Hence, too many Christians fear science. For no reason. And to our great harm: When nearly every scientist insists we need to act now to prevent climate change, we still have loads of Christians in the United States who don’t believe in science, and therefore don’t take the scientists seriously. Because I pollute, it affects the weather? Ridiculous. I can’t be so mighty. (Even though God himself admits we kinda are. Ge 11.6)

So when our Christian school offered science classes, I suspect a lot of parents were worried I might teach ’em real science. Not science trivia, like we find in Christian textbooks: The real thing. How to question reality. How to create experiments which confirm how reality works. Their great fear is I might teach their kids to question the bible—really their spin on the bible.

And y’know, that’s precisely what I teach. Because I don’t fear the truth. I’m not worried, deep down, that science will undo everything I believe, and I’ll find God’s not really there. I met God. If science undoes anything, it’ll undo all my wrong beliefs about God. But God’s still there. Truth’s our friend, not our foe. So is science.
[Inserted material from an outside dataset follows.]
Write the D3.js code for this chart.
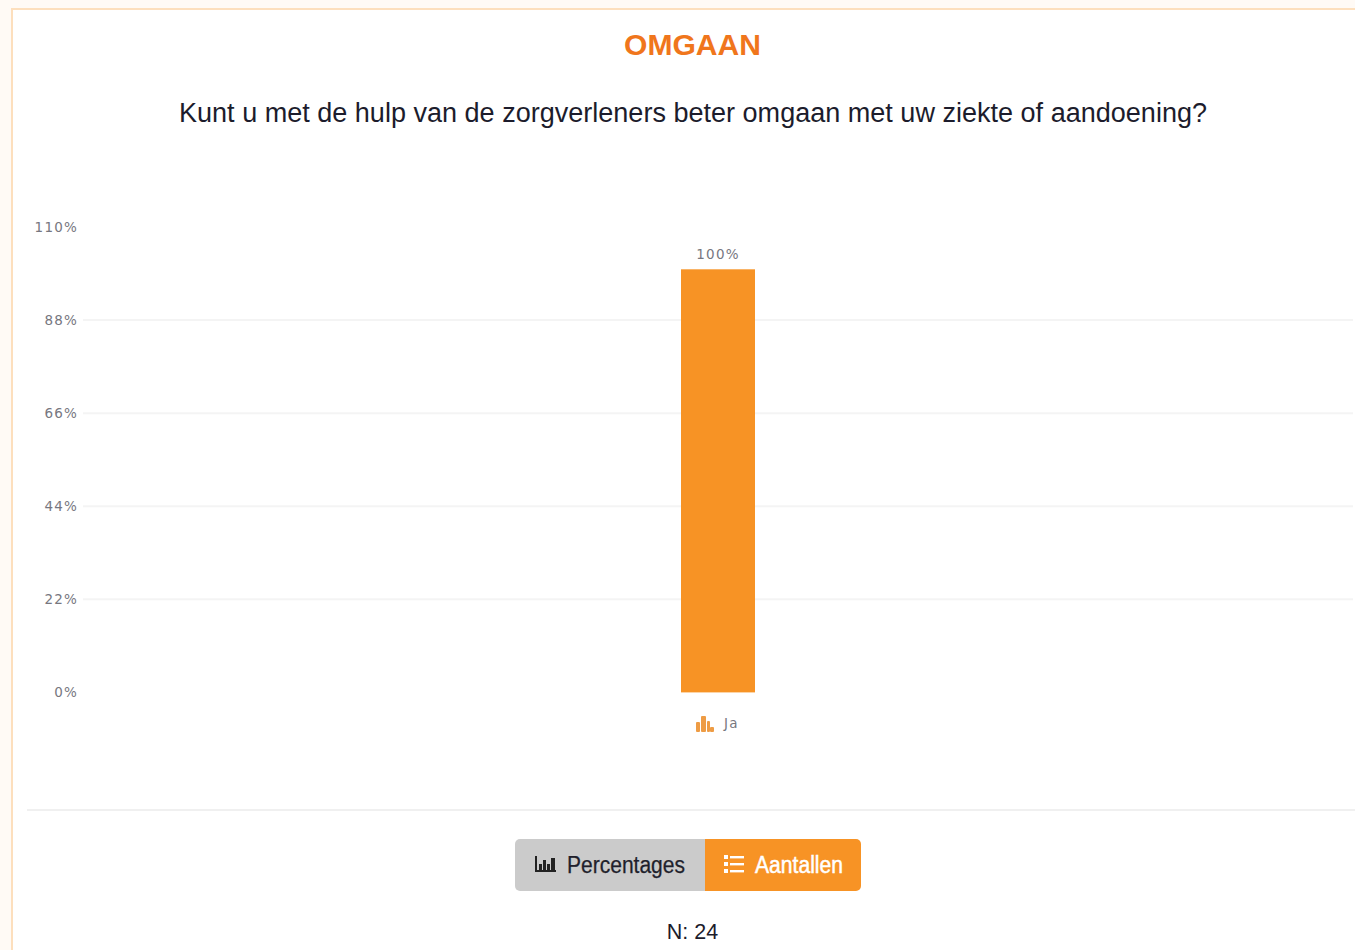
<!DOCTYPE html>
<html><head><meta charset="utf-8">
<script src="https://cdn.jsdelivr.net/npm/d3@7/dist/d3.min.js"></script>
<style>html,body{margin:0;padding:0;background:#fff;overflow:hidden}svg{display:block}</style>
</head><body><svg id="c" width="1355" height="950"></svg>
<script>
const titleText = "OMGAAN";
const questionText = "Kunt u met de hulp van de zorgverleners beter omgaan met uw ziekte of aandoening?";
const categories = ["Ja"];
const values = [100];
const tickValues = [0, 22, 44, 66, 88, 110];
const buttonLabels = ["Percentages", "Aantallen"];
const footerText = "N: 24";

const svg = d3.select("#c");
const sans = "'Liberation Sans', Arial, sans-serif";
const mono = "'DejaVu Sans', sans-serif";

// page and panel
svg.append("rect").attr("width",1355).attr("height",950).attr("fill","#fffaf5");
svg.append("rect").attr("x",12).attr("y",9).attr("width",1360).attr("height",960)
  .attr("fill","#fff").attr("stroke","#fddfbd").attr("stroke-width",2);

svg.append("text").attr("x",692.5).attr("y",55).attr("text-anchor","middle")
  .attr("font-family",sans).attr("font-weight",700).attr("font-size",29).attr("fill","#f0761c")
  .attr("textLength",137).attr("lengthAdjust","spacingAndGlyphs").text(titleText);
svg.append("text").attr("x",693).attr("y",122).attr("text-anchor","middle")
  .attr("font-family",sans).attr("font-size",27).attr("fill","#1c1c2c")
  .attr("textLength",1028).attr("lengthAdjust","spacingAndGlyphs").text(questionText);

// chart
const y = d3.scaleLinear().domain([0,110]).range([692.4,227]);
const x = d3.scaleBand().domain(categories).range([83,1353]);
const barW = 74;

const yAxis = d3.axisLeft(y).tickValues(tickValues).tickFormat(d=>d+"%").tickSize(0).tickPadding(5);
const gy = svg.append("g").attr("transform","translate(83,0)").call(yAxis);
gy.select(".domain").remove();
gy.selectAll("text").attr("font-family",mono).attr("font-size",13.5).attr("fill","#77777f")
  .attr("letter-spacing",1.2).attr("dy","0.32em");

svg.append("g").selectAll("line").data(tickValues.filter(d=>d>0&&d<110)).join("line")
  .attr("x1",83).attr("x2",1353).attr("y1",d=>y(d)).attr("y2",d=>y(d))
  .attr("stroke","#f4f4f4").attr("stroke-width",2);

const cx = d=>x(d)+x.bandwidth()/2;
svg.append("g").selectAll("rect").data(categories).join("rect")
  .attr("x",d=>cx(d)-barW/2).attr("width",barW)
  .attr("y",(d,i)=>y(values[i])).attr("height",(d,i)=>y(0)-y(values[i]))
  .attr("fill","#f79325");
svg.append("g").selectAll("text").data(categories).join("text")
  .attr("x",d=>cx(d)).attr("y",(d,i)=>y(values[i])-10).attr("text-anchor","middle")
  .attr("font-family",mono).attr("font-size",13.5).attr("letter-spacing",1.2).attr("fill","#77777f")
  .text((d,i)=>values[i]+"%");

// category label with small bar icon
const ic = svg.append("g").attr("transform","translate(696,716)").attr("fill","#ee9c45");
[[0,6,4,10],[5,0,5,16],[11,5,3,11],[14,11,4,5]].forEach(r=>ic.append("rect").attr("x",r[0]).attr("y",r[1]).attr("width",r[2]).attr("height",r[3]).attr("rx",1));
svg.append("text").attr("x",724).attr("y",728).attr("font-family",mono).attr("font-size",13.5)
  .attr("letter-spacing",1.2).attr("fill","#77777f").text(categories[0]);

// separator
svg.append("line").attr("x1",27).attr("x2",1355).attr("y1",810).attr("y2",810).attr("stroke","#f0f0f0").attr("stroke-width",2);

// buttons
svg.append("path").attr("d","M705 839H520a5 5 0 0 0-5 5V886a5 5 0 0 0 5 5H705Z").attr("fill","#cbcbcb");
svg.append("path").attr("d","M705 839H856a5 5 0 0 1 5 5V886a5 5 0 0 1-5 5H705Z").attr("fill","#f79325");
svg.append("text").attr("x",567).attr("y",873).attr("font-family",sans).attr("font-size",23).attr("fill","#1f1f2c")
  .attr("stroke","#1f1f2c").attr("stroke-width",0.25)
  .attr("textLength",118).attr("lengthAdjust","spacingAndGlyphs").text(buttonLabels[0]);
svg.append("text").attr("x",755).attr("y",873).attr("font-family",sans).attr("font-size",23).attr("fill","#fff")
  .attr("stroke","#fff").attr("stroke-width",0.5)
  .attr("textLength",88).attr("lengthAdjust","spacingAndGlyphs").text(buttonLabels[1]);

// chart icon in the grey button
const ci = svg.append("g").attr("fill","#222");
ci.append("path").attr("d","M535 856h2v14h19v2h-21Z");
[[539,864,3,6],[543,860,3,10],[547,864,3,6],[551,858,4,12]].forEach(r=>ci.append("rect").attr("x",r[0]).attr("y",r[1]).attr("width",r[2]).attr("height",r[3]));
// list icon in the orange button
const li = svg.append("g").attr("fill","#fff");
[856,863,870].forEach(v=>{
  li.append("rect").attr("x",724).attr("y",v-1).attr("width",4).attr("height",4);
  li.append("rect").attr("x",730).attr("y",v).attr("width",14).attr("height",2.4);
});

svg.append("text").attr("x",692.5).attr("y",938.5).attr("text-anchor","middle").attr("font-family",sans)
  .attr("font-size",21.5).attr("fill","#1c1c2c").text(footerText);
</script></body></html>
As I said, the bible holds up. Science doesn’t touch it. ’Cause it’s a whole different field anyway: Science doesn’t explain whether God exists, can’t confirm whether Jesus rose from the dead, can’t determine whether we answer to our Creator. Science can’t even detect the spirit, much less have anything useful to say about it. (I know; there’s that urban legend that when we die, we lose 21 grams, don’t know why, and Christians figure that’s how much a spirit weighs. Spirit isn’t matter, so right there we know that’s a silly explanation. But some of us Christians are so desperate for explanations, we’ll embrace silly ones.)

We don’t apply the rules of science to theology. Nor do we apply the rules of theology to science. They don’t overlap. Try it, and you get either get the farce of young-earth creationists, or the farce of materialist atheism disguised as “rational Christianity.”

True, certain scientists have made statements about God, the bible, and spirit. ’Cause they’re human; of course they’d have an opinion, as do we all. Thing is, their opinion tends to really be based on their own religious beliefs. They might be Christian, Muslim, Hindu, or what have you—and no surprise, their “scientific view of God” conveniently happens to resemble their religion’s view. Same with scientists who are nontheist. There’s a whole lot of confirmation bias in these hypotheses. Question all of them.

When scientists are truly functioning as scientists, they need to put aside their bias and produce an experiment which confirms what they claim. Like whether prayer has any influence over whether sick people get better. Or whether people who believe in morals behave any more moral. But all scientists can really do is observe, and report statistics. There are no devices which measure spirit. That’s ultimately the flaw in every hypothesis: They can’t measure the one thing they most wanna measure.

In the meanwhile, Christians need to get involved in the sciences: Learn science and how it works. Learn it’s okay to question everything scientists say, ’cause that is how science works. And challenge scientists when they’re being immoral: “Don’t infect those men with syphilis without their knowledge.” Or “Don’t cut open that dog without anesthesia.” Those aren’t hypothetical situations: Scientists did those things, ’cause not enough Christians were around to object. There are plenty of moral issues in the sciences, and moral people need to weigh in, and warn scientists away from evil. Stop isolating ourselves from it, and join the conversation.